INDReporter

Council kicks can on sign ordinance

by Walter Pierce

The Lafayette City-Parish Council Tuesday delayed a finalization vote on amending the zoning ordinance for political signs, deferring the matter to give consolidated government's legal and zoning departments time to further study the issue and offer a solution that won't gut the current ordinance.

The Lafayette City-Parish Council Tuesday delayed a finalization vote on amending the zoning ordinance for political signs, deferring the matter to give consolidated government's legal and zoning departments time to further study the issue and offer a solution that won't gut the current ordinance.

According to The Advocate, Councilman Kenneth Boudreaux, the amendments' sponsor, pulled the ordinance at Tuesday's meeting.

Lafayette's Zoning Commission emailed council members last week to express concern that the proposed amendments - removing the 90-days-before-an-election time restriction as well as limits on the size of signs on private property - could lead to a proliferation of visual clutter.
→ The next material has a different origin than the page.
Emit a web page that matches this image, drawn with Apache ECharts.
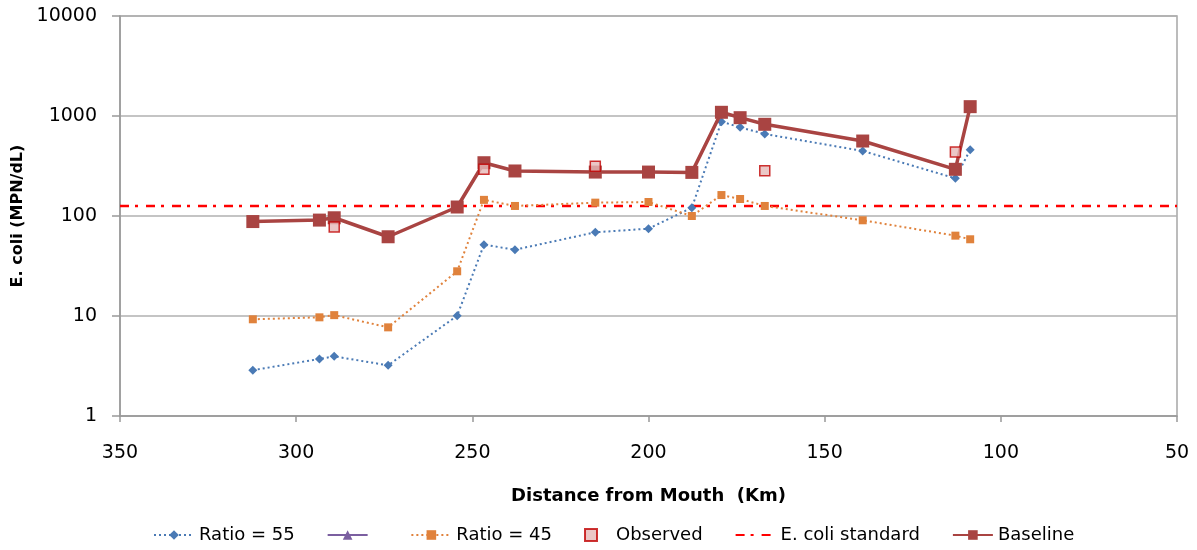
<!DOCTYPE html>
<html>
<head>
<meta charset="utf-8">
<script src="https://cdn.jsdelivr.net/npm/echarts@6/dist/echarts.min.js"></script>
<style>
html,body{margin:0;padding:0;background:#fff;}
#chart{width:1197px;height:550px;}
</style>
</head>
<body>
<div id="chart"></div>
<script>
// Distance from mouth (km) for the model stations
const distanceKm = [312.3, 293.4, 289.2, 273.9, 254.3, 246.7, 237.9, 215.1, 200.0, 187.7, 179.3, 174.0, 167.0, 139.2, 112.9, 108.7];
const baseline   = [88, 91, 96, 62, 123, 341, 282, 275, 275, 273, 1089, 962, 826, 562, 293, 1240];
const ratio55    = [2.87, 3.72, 3.95, 3.21, 10.07, 51.7, 46, 68.7, 74.7, 121, 878, 770, 661, 447, 238, 460];
const ratio45    = [9.27, 9.7, 10.2, 7.7, 28, 145, 126, 136, 138, 100, 162, 148, 126, 90.6, 63.6, 58.5];
const observedKm = [289.2, 246.7, 215.1, 167.0, 112.9];
const observed   = [77.6, 293, 314, 284, 437];
const standardKm = [350, 50];
const standardValue = 126;
const xTicks = [350, 300, 250, 200, 150, 100, 50];
const yTicks = [1, 10, 100, 1000, 10000];

const pairs = (xs, ys) => xs.map((x, i) => [x, ys[i]]);

const FONT = 'DejaVu Sans';
const chart = echarts.init(document.getElementById('chart'));
chart.setOption({
  animation: false,
  backgroundColor: '#fff',
  textStyle: { fontFamily: FONT },
  grid: { left: 120, right: 20, top: 16, bottom: 134, show: true, borderColor: '#a6a6a6', borderWidth: 1.5 },
  xAxis: {
    type: 'value', inverse: true, min: xTicks[xTicks.length - 1], max: xTicks[0], interval: 50,
    name: 'Distance from Mouth  (Km)', nameLocation: 'middle', nameGap: 71,
    nameTextStyle: { fontFamily: FONT, fontWeight: 'bold', fontSize: 18, color: '#000' },
    axisLine: { show: true, lineStyle: { color: '#999', width: 1.5 } },
    axisTick: { show: true, inside: false, length: 6, lineStyle: { color: '#999', width: 1.5 } },
    axisLabel: { fontFamily: FONT, fontSize: 19, color: '#000', margin: 28 },
    splitLine: { show: false }
  },
  yAxis: {
    type: 'log', logBase: 10, min: yTicks[0], max: yTicks[yTicks.length - 1],
    name: 'E. coli (MPN/dL)', nameLocation: 'middle', nameGap: 84, nameRotate: 90,
    nameTextStyle: { fontFamily: FONT, fontWeight: 'bold', fontSize: 16, color: '#000' },
    axisLine: { show: true, lineStyle: { color: '#999', width: 1.5 } },
    axisTick: { show: true, inside: false, length: 8, lineStyle: { color: '#999', width: 1.5 } },
    axisLabel: { fontFamily: FONT, fontSize: 19, color: '#000', margin: 23, formatter: v => String(v) },
    splitLine: { show: true, lineStyle: { color: '#b0b0b0', width: 1.5 } }
  },
  legend: {
    bottom: 1, left: 148, itemWidth: 40, itemHeight: 12, itemGap: 32,
    symbolKeepAspect: true,
    textStyle: { fontFamily: FONT, fontSize: 18, color: '#000' },
    data: [
      'Ratio = 55', ' ', 'Ratio = 45',
      { name: 'Observed', icon: 'path://M0,0L10,0L10,10L0,10Z' },
      { name: 'E. coli standard', itemStyle: { color: 'rgba(0,0,0,0)', borderWidth: 0 } },
      'Baseline'
    ]
  },
  series: [
    {
      name: 'Ratio = 55', type: 'line', data: pairs(distanceKm, ratio55),
      symbol: 'diamond', symbolSize: 9, z: 3,
      itemStyle: { color: '#4a7ab5' },
      lineStyle: { color: '#4a7ab5', width: 2, type: [2, 3] }
    },
    {
      name: ' ', type: 'line', data: [],
      symbol: 'triangle', symbolSize: 9,
      itemStyle: { color: '#7b5fa0' },
      lineStyle: { color: '#7b5fa0', width: 2.5 }
    },
    {
      name: 'Ratio = 45', type: 'line', data: pairs(distanceKm, ratio45),
      symbol: 'rect', symbolSize: 8, z: 3,
      itemStyle: { color: '#e0823c' },
      lineStyle: { color: '#e0823c', width: 2, type: [2, 3] }
    },
    {
      name: 'E. coli standard', type: 'line', data: standardKm.map(x => [x, standardValue]),
      symbol: 'none', z: 2,
      itemStyle: { color: '#ff0000' },
      lineStyle: { color: '#ff0000', width: 2.5, type: [9, 6, 3, 8] }
    },
    {
      name: 'Baseline', type: 'line', data: pairs(distanceKm, baseline),
      symbol: 'rect', symbolSize: 13, z: 4,
      itemStyle: { color: '#a94442' },
      lineStyle: { color: '#a94442', width: 3.5 }
    },
    {
      name: 'Observed', type: 'scatter', data: pairs(observedKm, observed),
      symbol: 'rect', symbolSize: 10, z: 5,
      itemStyle: { color: '#e6b9b8', borderColor: '#c00000', borderWidth: 1.5 }
    }
  ]
});
</script>
</body>
</html>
Temporary political signs became a political issue for the council in the spring when the city mailed letters to several candidates in the fall election warning them that their signs were in violation of the zoning ordinance. Some of those candidates, who were distributing signs as early as March, questioned whether limits on political signs constitute an infringement on First Amendment speech.

By deferring the matter the council is more or less buying time until next year because in a couple of weeks the Nov. 4 election will be 90 days away and the political signs will comport with the current ordinance.